When Minneapolis lands at the top of national rankings, it's usually for things like literacy, per-capita theater attendance, or bicycle-friendliness. So it was a surprise this month when a real-estate website called Trulia.com declared Minneapolis the all-time, record-breaking, national leader in a seemingly less desirable category: percentage of houses for sale at reduced prices.

The figure, which covers homes for sale within the city of Minneapolis proper (not St. Paul or suburbs), is 42 percent. That is, 42 percent of Minneapolis homes on the market, as compiled in Trulia's considerable database, have asking prices that are lower than when the homes first hit the market.

"We've been surprised to see Minneapolis at the top of the list," says Trulia's Tara-Nicholle Nelson. Minneapolis had for three previous months held the top position at a steady 40 percent. The website has tracked cities' price reduction rates since April 2009.

Nelson doesn't take the numbers to mean the city's real estate market is "bizarrely overflooded" or "overly distressed." Things are bad all over, but Minneapolis can boast strengths such as an unemployment rate consistently lower than state and national figures. So what makes the city special in this particular category? One theory Nelson offers (reinforced, she says, by locals she's spoken with) is this: "Sellers are very realistic and aggressive [and] are seeing the need to sell or want very badly to sell."

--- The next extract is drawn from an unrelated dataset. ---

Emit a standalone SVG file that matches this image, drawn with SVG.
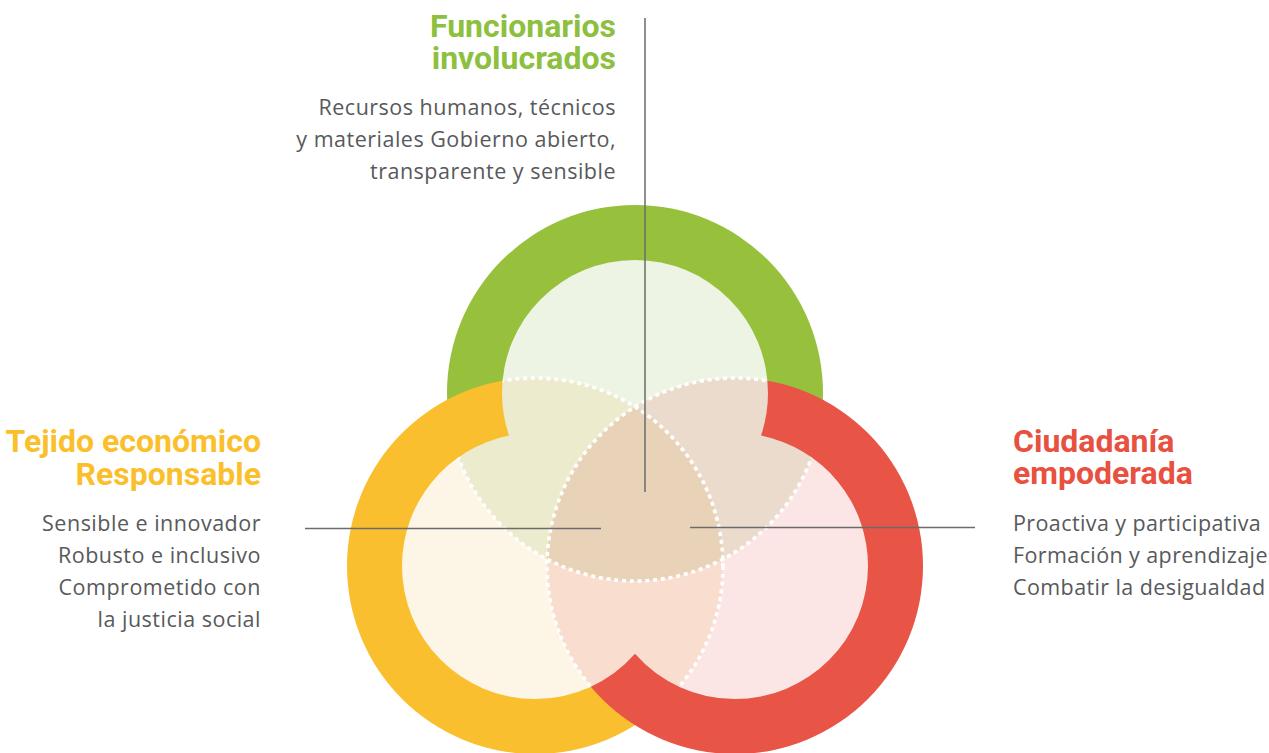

A year ago, when Minneapolis ranked fourth on Trulia's list, local mortgage banker Alex Stenback proposed another possibility on his website, BehindtheMonrtgage.com: "Minneapolis home sellers are altogether too optimistic in the first place, but quick to recognize their mistake." Asked about this year's ranking, Trebak cautioned by email about reading too much into monthly data but said it suggests that "real estate has not yet bottomed-out."